September 22nd, 2010

Well…cruising at nearly 40,000’.  Interesting ‘go’ so far. 

The day started off full of turmoil as my wife…well…had a rough day, to say the least.  Hard to leave when the woman you love is upset and having one of her lowest moments.  Tried to be the eternal optimist for her before heading to the airport, but kinda felt like a heel for having to go.  Just poor timing really.  Check in went off without a hitch when I arrived at the terminal.  Funnily enough while waiting to check my bags I looked around and there was Jim Murray standing in line behind me!  Well…not really, but at first I honestly believed it was.  Apparently we have a look-alike here in Calgary.  I had to get close enough to hear him speak before I could be sure it wasn’t him. 
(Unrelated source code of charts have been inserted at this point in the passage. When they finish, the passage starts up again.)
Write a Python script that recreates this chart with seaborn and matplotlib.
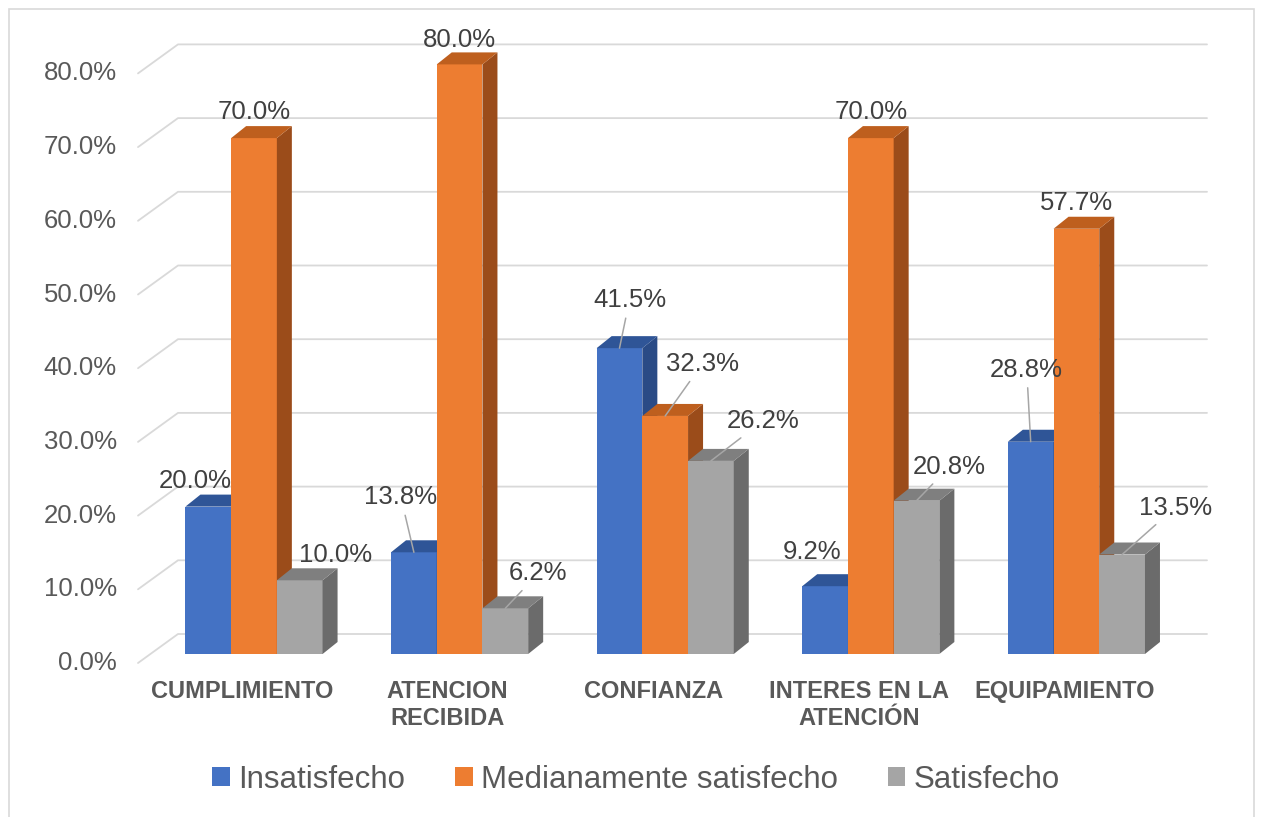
import matplotlib
matplotlib.use("Agg")
import matplotlib.pyplot as plt
from matplotlib.patches import Polygon, Patch, Rectangle
from matplotlib.lines import Line2D
import seaborn as sns
import pandas as pd

# ---------------- data ----------------
categories = ["CUMPLIMIENTO", "ATENCION\nRECIBIDA", "CONFIANZA",
              "INTERES EN LA\nATENCIÓN", "EQUIPAMIENTO"]
series = ["Insatisfecho", "Medianamente satisfecho", "Satisfecho"]
insatisfecho = [20.0, 13.8, 41.5, 9.2, 28.8]
medianamente = [70.0, 80.0, 32.3, 70.0, 57.7]
satisfecho = [10.0, 6.2, 26.2, 20.8, 13.5]
y_ticks = [0, 10, 20, 30, 40, 50, 60, 70, 80]

# ---------------- style ----------------
front_cols = ["#4472C4", "#ED7D31", "#A5A5A5"]
top_cols = ["#2F5597", "#BE5F1E", "#7F7F7F"]
side_cols = ["#2A4B86", "#9B4C1A", "#6B6B6B"]
# label offsets (pixels) from bar front-top centre, per series per category
label_off = [
    [(-13, 26), (-13, 55), (10, 48), (-13, 34), (-4, 72)],
    [(0, 26), (0, 24), (37, 52), (0, 26), (0, 26)],
    [(36, 25), (33, 35), (52, 40), (33, 34), (53, 47)],
]
leader = [
    [False, True, True, False, True],
    [False, False, True, False, False],
    [False, True, True, True, True],
]

W, H = 1262, 817
PX_X = 205.6          # pixels per category unit
PX_Y = 7.37           # pixels per percent
X0, Y0 = 254, 654     # pixel of (first category, 0%)

sns.set_theme(style="white")
plt.rcParams["font.family"] = ["Liberation Sans", "DejaVu Sans"]

fig = plt.figure(figsize=(W / 100, H / 100), dpi=100)
ax = fig.add_axes([0, 0, 1, 1])

df = pd.DataFrame({
    "cat": categories * 3,
    "serie": [s for s in series for _ in categories],
    "val": insatisfecho + medianamente + satisfecho,
})
sns.barplot(data=df, x="cat", y="val", hue="serie", order=categories,
            hue_order=series, palette=front_cols, width=0.667, gap=0,
            saturation=1, linewidth=0, legend=False, ax=ax)

ax.set_xlim(-X0 / PX_X, (W - X0) / PX_X)
ax.set_ylim((Y0 - H) / PX_Y, Y0 / PX_Y)
ax.set_axis_off()

dx = 15 / PX_X
dy = 12 / PX_Y
back = 20 / PX_Y
left_drop = 9 / PX_Y
x_wall = (178 - X0) / PX_X
x_left = (138 - X0) / PX_X
x_right = (1207 - X0) / PX_X

# gridlines on back wall with perspective diagonal
for v in y_ticks:
    ax.add_line(Line2D([x_left, x_wall, x_right],
                       [v - left_drop, v + back, v + back],
                       color="#D9D9D9", lw=1.3, zorder=1))
    ax.text((117 - X0) / PX_X, v - left_drop, f"{v:.1f}%", ha="right",
            va="center", fontsize=18.5, color="#595959")

# 3D faces
for k, cont in enumerate(ax.containers):
    for j, bar in enumerate(cont.patches):
        bar.set_zorder(3 + 2 * k)
        x0 = bar.get_x()
        x1 = x0 + bar.get_width()
        v = bar.get_height()
        top = Polygon([(x0, v), (x1, v), (x1 + dx, v + dy), (x0 + dx, v + dy)],
                      closed=True, facecolor=top_cols[k], edgecolor="none",
                      zorder=3.5 + 2 * k)
        side = Polygon([(x1, 0), (x1, v), (x1 + dx, v + dy), (x1 + dx, dy)],
                       closed=True, facecolor=side_cols[k], edgecolor="none",
                       zorder=3.5 + 2 * k)
        ax.add_patch(side)
        ax.add_patch(top)
        xc = x0 + bar.get_width() / 2
        kw = {}
        if leader[k][j]:
            kw["arrowprops"] = dict(arrowstyle="-", color="#A6A6A6", lw=1.1,
                                    shrinkA=2, shrinkB=0)
        ax.annotate(f"{v:.1f}%", xy=(xc, v), xytext=label_off[k][j],
                    textcoords="offset pixels", ha="center", va="center",
                    fontsize=18.5, color="#404040", zorder=20, **kw)

# category labels
for i, c in enumerate(categories):
    ax.text(i - 12 / PX_X, (Y0 - 680) / PX_Y, c, ha="center", va="top",
            fontsize=17, fontweight="bold", color="#595959",
            linespacing=1.2, multialignment="center")

# legend
handles = [Patch(facecolor=front_cols[k], edgecolor="none", label=series[k])
           for k in range(3)]
leg = fig.legend(handles=handles, loc="center", ncol=3,
                 bbox_to_anchor=(636 / W, 1 - 780 / H), frameon=False,
                 fontsize=22.5, handlelength=0.56, handleheight=0.56,
                 handletextpad=0.26, columnspacing=1.6, borderpad=0)
for t in leg.get_texts():
    t.set_color("#595959")

# chart border (bottom edge lies below the visible area)
fig.patches.append(Rectangle((8.5 / W, -10 / H), (1254 - 8.5) / W,
                             (827 - 8.5) / H, transform=fig.transFigure,
                             fill=False, edgecolor="#D9D9D9", lw=1.2))

fig.savefig("out.png", dpi=100)
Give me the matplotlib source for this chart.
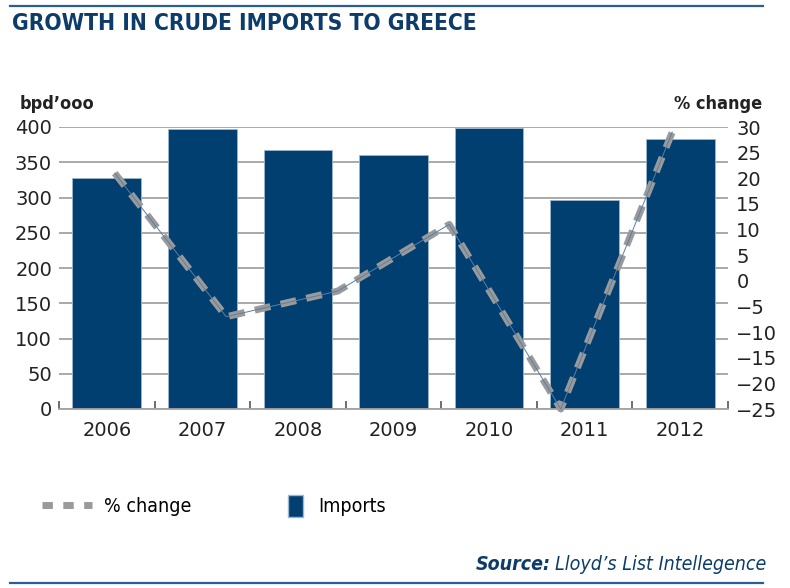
import matplotlib
matplotlib.use("Agg")
import matplotlib.pyplot as plt
from matplotlib import font_manager
from matplotlib.lines import Line2D
from matplotlib.patches import Patch

years = ["2006", "2007", "2008", "2009", "2010", "2011", "2012"]
imports = [328, 397, 367, 360, 398, 297, 383]
pct_change = [21, -7, -2, 11, -25, 29]

navy = "#003f6f"
title_blue = "#0d3c6b"
grey_dash = "#9a9a9a"

# pick a narrow face if one is around
names = {f.name for f in font_manager.fontManager.ttflist}
cond = [f for f in font_manager.fontManager.ttflist
        if f.name == "DejaVu Sans" and f.stretch == "condensed"]
if "Liberation Sans Narrow" in names:
    narrow, stretch = ["Liberation Sans Narrow", "DejaVu Sans"], "normal"
elif cond:
    narrow, stretch = ["DejaVu Sans"], "condensed"
else:
    narrow, stretch = ["Roboto", "DejaVu Sans"], "normal"

fig = plt.figure(figsize=(7.9, 5.88), dpi=100)
ax = fig.add_axes([59 / 790, 1 - 409 / 588, (728 - 59) / 790, (409 - 127) / 588])

xs = range(len(years))
ax.bar(xs, imports, width=0.72, color=navy, edgecolor="#9db7cf", linewidth=0.6, zorder=2)
ax.set_xlim(-0.5, len(years) - 0.5)
ax.set_ylim(0, 400)
ax.set_yticks(range(0, 401, 50))
ax.grid(axis="y", color="#a3a3a3", linewidth=1.3, zorder=0)
ax.set_axisbelow(True)
for s in ["left", "right", "top"]:
    ax.spines[s].set_visible(False)
ax.spines["bottom"].set_color("#a3a3a3")
ax.spines["bottom"].set_linewidth(1.3)
ax.tick_params(axis="y", length=0, pad=5, labelsize=14, labelcolor="#222222")
ax.set_xticks(xs)
ax.set_xticklabels(years, fontsize=14, color="#222222")
ax.tick_params(axis="x", length=0, pad=9)
ax.set_xticks([i - 0.5 for i in range(len(years) + 1)], minor=True)
ax.tick_params(axis="x", which="minor", direction="in", length=6, width=1.2, color="#555555")

ax2 = ax.twinx()
ax2.set_ylim(-25, 30)
ax2.set_yticks(range(-25, 31, 5))
ax2.tick_params(axis="y", length=0, pad=6, labelsize=14, labelcolor="#222222")
for s in ax2.spines.values():
    s.set_visible(False)

ax3 = ax2.twiny()
ax3.set_xlim(-0.5, len(pct_change) - 0.5)
ax3.set_xticks([])
for s in ax3.spines.values():
    s.set_visible(False)
ax3.plot(range(len(pct_change)), pct_change, color=grey_dash, linewidth=5,
         dashes=(2.3, 1.5), solid_capstyle="butt", clip_on=False, zorder=3)
ax3.plot(range(len(pct_change)), pct_change, color="#5a7fa8", linewidth=0.7,
         clip_on=False, zorder=4)

fig.text(20 / 790, 1 - 104 / 588, "bpd\u2019ooo", fontsize=13, fontweight="bold",
         family=narrow, fontstretch=stretch, color="#222222", va="center", ha="left")
fig.text(762 / 790, 1 - 104 / 588, "% change", fontsize=13, fontweight="bold",
         family=narrow, fontstretch=stretch, color="#222222", va="center", ha="right")

title = fig.text(12 / 790, 1 - 23 / 588, "GROWTH IN CRUDE IMPORTS TO GREECE", fontsize=19,
                 fontweight="bold", family=narrow, fontstretch=stretch, color=title_blue,
                 va="center", ha="left")
fig.canvas.draw()
w = title.get_window_extent().width
title.set_fontsize(19 * min(1.0, 462 / w))

fig.add_artist(Line2D([10 / 790, 763 / 790], [1 - 6 / 588] * 2, color="#2a5f95", linewidth=1.6))
fig.add_artist(Line2D([10 / 790, 763 / 790], [1 - 583 / 588] * 2, color="#2a5f95", linewidth=1.6))

# legend, two pieces so the box can stay square-ish
fig.legend([Line2D([], [], color=grey_dash, linewidth=5, dashes=(1.5, 1.5))],
           ["% change"], loc="center left", bbox_to_anchor=(24 / 790, 1 - 506 / 588),
           frameon=False, prop={"family": narrow, "stretch": stretch, "size": 14},
           handlelength=2.6, handletextpad=0.6)
fig.legend([Patch(facecolor=navy, edgecolor="#9db7cf")], ["Imports"], loc="center left",
           bbox_to_anchor=(270 / 790, 1 - 506 / 588), frameon=False,
           prop={"family": narrow, "stretch": stretch, "size": 14},
           handlelength=0.8, handleheight=1.4, handletextpad=0.8)

src = fig.text(766 / 790, 1 - 565 / 588, "Lloyd\u2019s List Intellegence", fontsize=14,
               style="italic", family=narrow, fontstretch=stretch, color=title_blue,
               va="center", ha="right")
fig.canvas.draw()
bb = src.get_window_extent()
fig.text((bb.x0 - 4) / 790, 1 - 565 / 588, "Source:", fontsize=14, fontweight="bold",
         style="italic", family=narrow, fontstretch=stretch, color=title_blue,
         va="center", ha="right")

fig.savefig("out.png", dpi=100)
I popped in to Montana’s (? I think it was Montana’s) for a quick chicken sandwich after clearing customs, and was still left with nearly two hours till boarding.  Oh well…1150 pages of Clavell’s ‘Shogun’ tells me that killing time will not be a problem.  I must have this doorstopper finished by the 2nd of October for the Liquorature meeting on this one.  Early impressions lead me to believe we’ll have a great night discussing this one and drinking fine drams.  Great story thus far.  Hooked right away.

The airport liquor store had a snazzy 30 year old Brora I wouldn’t have minded a nip of, however the $899 price tag had me spinning in a hurry.  No thanks.

(Three hours into the flight finds me at about page 425.  Yikes!)

Some initial malfunctions (WTF?!?!) with the aircraft (A330, I think) led to us taxiing back off the runway for a quick check regarding a warning light which the captain assured us was most likely ‘spurious’.  Apparently it had something to do with the a/c.  Hmmmm… ‘Captain…I’d like a new plane please’.  Alas…lifted off no more than 15 minutes later in the same battered old tin can.  Think someone just stuck a piece of tape across the warning light.  “Uh…not flashing now, Captain.” 

The flight itself?  Well…a stick of butter to grease my way into my seat and a shoehorn to get back out may have made things a bit easier.  In the words of Billy Connolly, “Jesus suffering f*ck”.  We were packed in there like so many sardines.  The irritably of the passengers regarding the plane itself was made vocal on more than one occasion.  Oh well…discount flight.  What do you really expect.  This is coach, after all.  Don’t like it?  Upgrade.  The delightful little lass in the seat in front of me wasted no time expressing her thoughts on her seat to the crew in an expletive-laden diatribe.  Ironically, she was at the front of our row, so had ample legroom and took the storage under her seat, which of course should have been for my bag.  Oh well.  Hope the little princess was more sunny when she got to wherever she was going. 

Oh, yeah…toss in a screaming baby behind me, that the parents thought was obviously too distraught to comfort (?!?!).  Yep…lovely flight.

A piece of advice (or maybe it’s a plea) for the masses…We all love sour cream and onion potato chips (crisps, for our UK friends), but in close quarters when you are not the one eating them…ugh…please don’t do that to others.  The smell is wretched.

After a surprisingly edible, though aesthetically challenging, meal I sat back with a cup of coffee (a familiar flavor I haven’t had since my last European excursion) and a little notebook to scribble away a few thoughts.  Consider yourself caught up for the moment.

Now…back to Japanese Feudal life…

There is something that sets me thinking Heathen thoughts while crossing the pass (Greenland/Iceland) on my way to a place where the Vikings roamed and did…well…Viking things.  The sounds of Drudkh, Burzum, Agalloch and the Soundtrack to The Wicker Man on my iPod are great accompaniment.  They also help to drown out the murmurs of the other passengers and allow me to write and read my book without disruption.  Right now I am listening to ‘Corn Rigs’. 

Out my window I think I can see the first line of light along the curve of the horizon.  Looking down I can see the fragmented body of Iceland as we race to meet the rising of the sun over Scotland.  It is 4:25 am and less than two hours till touchdown in Glasgow.  A wee while back I could see the snow covered peaks and shadowed ridges of Greenland.  Phenomenal beauty.